What's even more amazing is her run at Footlocker.  Ormsby got off to a horrible start going through the first mile back in 85th place.  She worked her way up to the field and managed a very respectable finish in 26th place.  A better start and Stephy could have been knocking on the door for a trip to nationals which is reserved for those who finish in the top ten.

The Fort Myers senior surprised me by running much better than my preseason number one, Canterbury junior Jessica Edwards.  Coming off a stellar track season, Edwards appeared poised to have an outstanding cross country season.  Don't get me wrong, Edwards ran great for most of the season finishing sixth at State and leading her team to the championships.  But Edwards appeared to hit a wall early in the season and while consistent throughout the year, didn't enjoy a big improvement one would expect as an athlete peaks at the end of the season.

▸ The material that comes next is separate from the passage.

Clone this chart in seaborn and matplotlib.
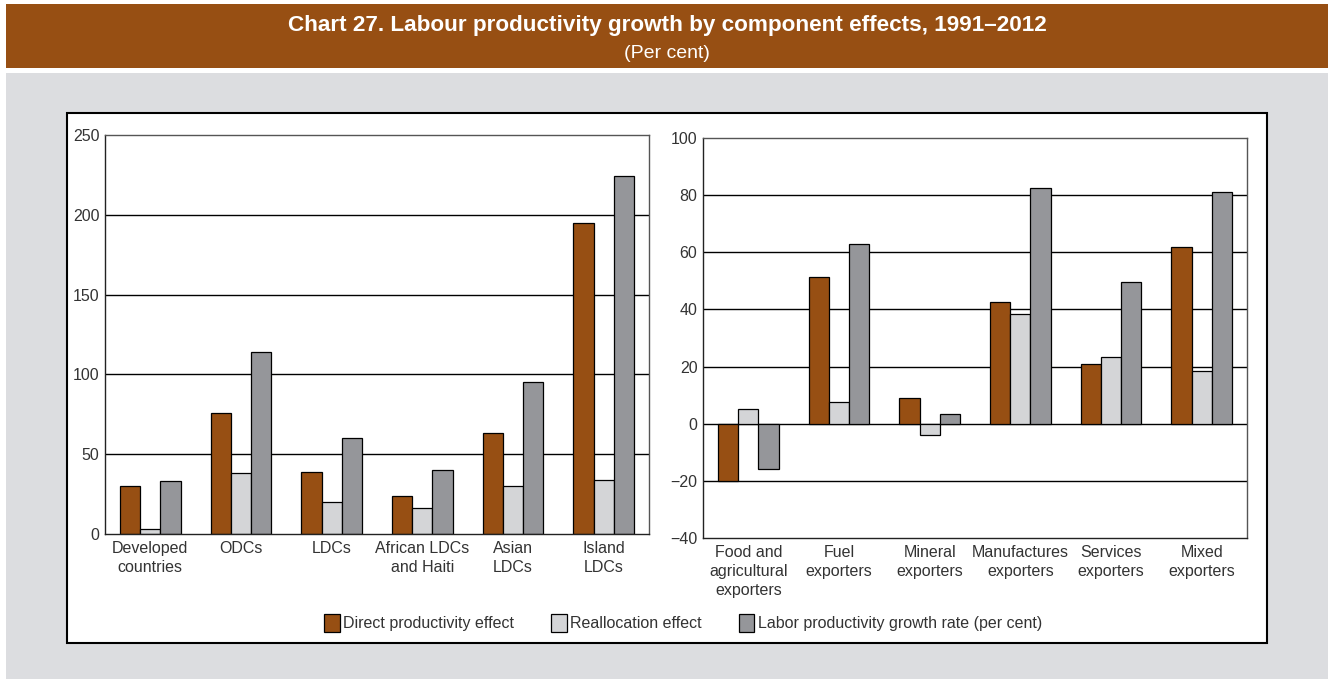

The boys season played out about as I expected.  Fort Myers junior Liam Holston was clearly the best runner in the county until a late season illness threw his season into turmoil.  Liam's misfortune opened the door to sophomore teammate Colsen Palmer to shine.  Colsen's 11th place finish at State puts him in position to join Holston next year as a couple of contenders for top five finishes.  A healthy Holston at State could have put the Fort Myers boys in the top five, a couple of notches better than the sterling seventh place finish the Green Wave managed.

The surprise on the boy's side came from Ida Baker, as a team and with senior Franklin Caceres leading the Bulldogs.  Caceres raced fearlessly from the front all season.  His front running tactics caught up to him at State where he finished a disappointing 22nd but he laid the ground work for what could be a superb track season.

The shock on the boys side came from Estero.  By seasons end they were step for step right with Fort Myers.  Academic issues buried what should have been an amazing season of running by the Wildcats.  Estero will have some scores to settle this spring which promises some outstanding distance performances from a slew of athletes across the county.